Tuesday, April 27, 2004:
We are hit with the news that 21 cans of film have somehow been exposed to light on their travels from the set through Boston to the film processing house in Los Angeles. These reels contain two days of our biggest and most complicated scenes and are almost impossible to duplicate if they are not usable. Turns out it has resulted mostly in fog on the edges of the film and all but two close ups are usable. We've dodged another bullet. At the same time we are not sure about film we sent subsequent to this particular shipment and that absorbs lots of time, effort and expense to check.
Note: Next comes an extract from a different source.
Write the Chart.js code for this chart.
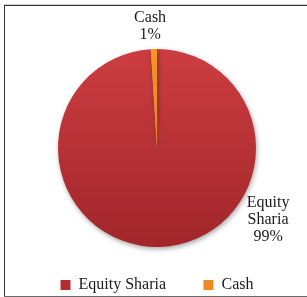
<!DOCTYPE html>
<html><head><meta charset="utf-8">
<script src="https://cdn.jsdelivr.net/npm/chart.js@4/dist/chart.umd.min.js"></script>
<style>html,body{margin:0;padding:0;background:#fff;}canvas{display:block;}</style>
</head><body>
<canvas id="c" width="307" height="297"></canvas>
<script>
// ---- data ----
const categories = ['Equity Sharia', 'Cash'];
const values = [99, 1];

// ---- styles ----
const topColors = ['#CC3D40', '#F7961F'];
const bottomColors = ['#A1262A', '#DA721C'];
const legendColors = ['#B42E30', '#F08A22'];
const FONT = '"Liberation Serif", "DejaVu Serif", serif';
const PIE_R = 99;
// label anchor (angle in degrees, distance in radii) relative to pie centre
const labelPlacement = [{ang: 32.5, dist: 1.33}, {ang: -93.2, dist: 1.247}];

const total = values.reduce((a, b) => a + b, 0);

const framePlugin = {
  id: 'frame',
  beforeDraw(chart) {
    const c = chart.ctx;
    c.save();
    c.fillStyle = '#fff';
    c.fillRect(0, 0, chart.width, chart.height);
    c.fillStyle = '#cfcfcf'; c.fillRect(4, 4, chart.width - 4, 1);
    c.fillStyle = '#333';    c.fillRect(4, 5, chart.width - 4, 1);
    c.fillStyle = '#333';    c.fillRect(4, 5, 1, chart.height - 5);
    c.fillStyle = '#6a6a6a'; c.fillRect(4, 296, chart.width - 4, 1);
    c.restore();
  }
};

const shadowPlugin = {
  id: 'pieShadow',
  beforeDatasetDraw(chart) {
    const c = chart.ctx;
    c.save();
    c.shadowColor = 'rgba(0,0,0,0.35)';
    c.shadowBlur = 5;
    c.shadowOffsetX = 1;
    c.shadowOffsetY = 2;
  },
  afterDatasetDraw(chart) { chart.ctx.restore(); }
};

const labelPlugin = {
  id: 'sliceLabels',
  afterDatasetsDraw(chart) {
    const c = chart.ctx;
    const meta = chart.getDatasetMeta(0);
    c.save();
    c.font = '16px ' + FONT;
    c.fillStyle = '#1a1a1a';
    c.textAlign = 'center';
    c.textBaseline = 'alphabetic';
    meta.data.forEach((arc, i) => {
      const p = labelPlacement[i];
      const a = p.ang * Math.PI / 180;
      const cx = arc.x + Math.cos(a) * arc.outerRadius * p.dist;
      const cy = arc.y + Math.sin(a) * arc.outerRadius * p.dist;
      const pct = Math.round(values[i] / total * 100) + '%';
      const lines = categories[i].split(' ').concat([pct]);
      const lh = 17;
      lines.forEach((t, k) => {
        const y = cy + (k - (lines.length - 1) / 2) * lh + 5.3;
        c.fillText(t, cx, y);
      });
    });
    c.restore();
  }
};

function grad(ctx) {
  const chart = ctx.chart;
  const a = chart.chartArea;
  if (!a) return topColors[ctx.dataIndex];
  const cy = (a.top + a.bottom) / 2;
  const g = chart.ctx.createLinearGradient(0, cy - PIE_R, 0, cy + PIE_R);
  g.addColorStop(0, topColors[ctx.dataIndex]);
  g.addColorStop(1, bottomColors[ctx.dataIndex]);
  return g;
}

new Chart(document.getElementById('c'), {
  type: 'pie',
  data: {
    labels: categories,
    datasets: [{
      data: values,
      backgroundColor: grad,
      borderWidth: 0,
      radius: PIE_R,
      clip: false
    }]
  },
  options: {
    responsive: false,
    animation: false,
    layout: {padding: {left: 14, right: 7, top: 58.4, bottom: 0}},
    plugins: {
      tooltip: {enabled: false},
      legend: {
        position: 'bottom',
        maxHeight: 59.4,
        title: {display: true, text: '', padding: 0, font: {size: 2, lineHeight: 1}},
        labels: {
          font: {family: FONT, size: 16},
          color: '#1a1a1a',
          boxWidth: 10,
          boxHeight: 10,
          padding: 37.4,
          generateLabels(chart) {
            return categories.map((name, i) => ({
              text: name,
              fillStyle: legendColors[i],
              strokeStyle: legendColors[i],
              lineWidth: 0,
              hidden: false,
              index: i,
              fontColor: '#1a1a1a'
            }));
          }
        }
      }
    }
  },
  plugins: [framePlugin, shadowPlugin, labelPlugin]
});
</script>
</body></html>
Wednesday, April 28, 2004:
Ken has begun to raise the extra money for the overages.
Friday, April 30, 2004:
Ken leaves for Boston in the morning with actors Eric Lutes, Mindy Sterling and Richard Riehle to catch an afternoon plane home. It's a fun trip. Meanwhile back in Bethel a trimmed down crew sets out for a four hour set of process car shots with three remaining principals, Susan Wood, Adam Hicks and the movie's young lead Jordan-Claire Green. It turns into an all day affair which runs up more non budgeted expense but we finally finish the movie. Hooray!
Saturday, May 1, 2004:
Ken flies home at last from Boston. Kieth and the rest of the gang will head home on Sunday.
Monday, May 3, 2004:
The lab reports that two reels have torn sprockets and can't be developed. These turn out not to be vital to the final film.
Wednesday, May 5, 2004:
The lab reports a scratch down the middle of two more reels. This can apparently be fixed by printing with a wet gate.
Monday, May 10, 2004:
Kieth's other son, second unit director Dagen Merrill begins editing at the Kragen & Company offices. The footage looks great. Everyone's excited.
Friday, May 21, 2004:
We screen about 30 minutes of the film in rough edited form and it is terrific.
Wednesday, August 18, 2004:
We screen the finished film for friends, family, cast and crew plus others in the industry. Great reaction. Everybody loves it. Ken says making a movie is like having a baby. Once they're born you forget the pain and rejoice in the beauty of the child.